Matthew 25: Ministries ships pre-sorted, pre-processed, requested items that are appropriate and needed to the disaster area. This ensures that the products will bring relief to the victims instead of creating additional work for the responders in the area. According to the United Nations Disaster Relief Organization, "The impulsive generosity of governments, organizations, and individuals alike can cause as much chaos and confusion as the disaster itself."

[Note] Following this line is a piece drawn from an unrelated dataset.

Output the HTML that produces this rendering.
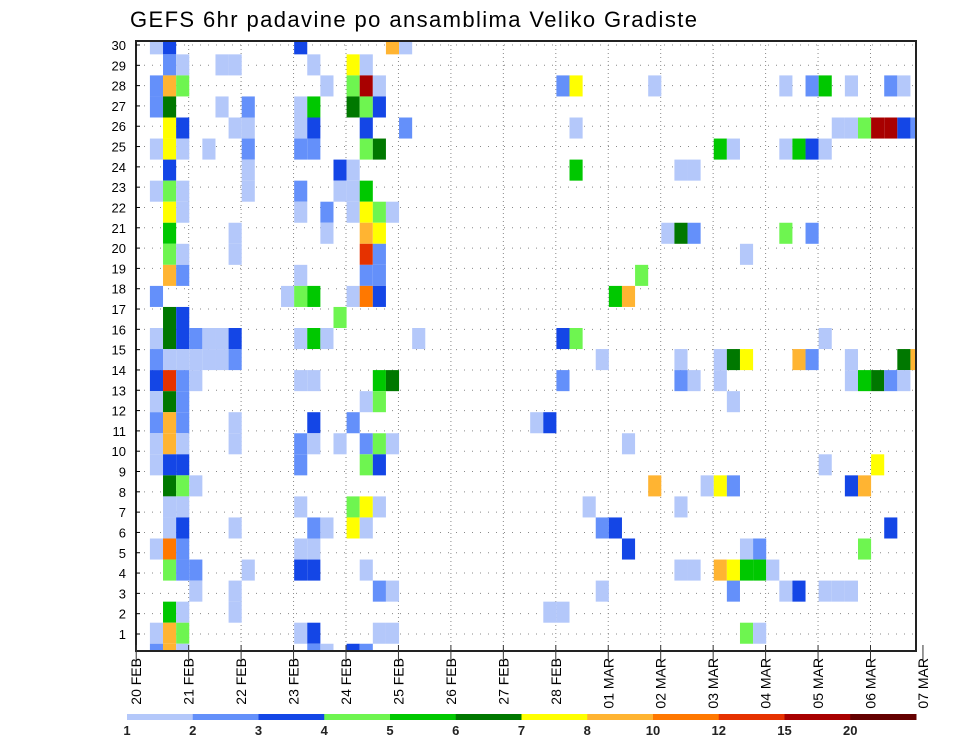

Matthew 25: Ministries has responded to a variety of natural disasters including: Hurricane Katrina, the 2010 Haiti earthquake, the 2011 Japan earthquake and tsunami, the 2012 Colorado wildfires, Hurricane Sandy, the 2013 Moore tornado, Typhoon Haiyan in 2013, and the Ebola outbreak in Liberia in 2014.

==Affiliations==
Matthew 25: Ministries maintains the following professional affiliations and associations:

- United States Agency for International Development
- Ohio Association of Nonprofit Organizations
- Greater Cincinnati Regional Chamber of Commerce
- Blue Ash Business Association
- Independent Charities of America/Charities Under 1% Overhead
- Combined Federal Campaign/Multiple State Combined Charitable Campaigns
- The Better Business Bureau’s Wise Giving Alliance.

==Rankings==
- Matthew 25: Ministries is ranked highly on Forbes' list of the 20 Most Efficient Large Charities in the US.
- Matthew 25: Ministries is also ranked in the Top Five four-star charities on Charity Navigator.
- Matthew 25: Ministries is accredited by the Better Business Bureau through the "Wise Giving Alliance Standards".
- Matthew 25: Ministries participates in the Combined Federal Campaign, the Federal Government's workplace philanthropy program that requires all non-profit participants to meet the highest standards of transparency and efficiency in the industry.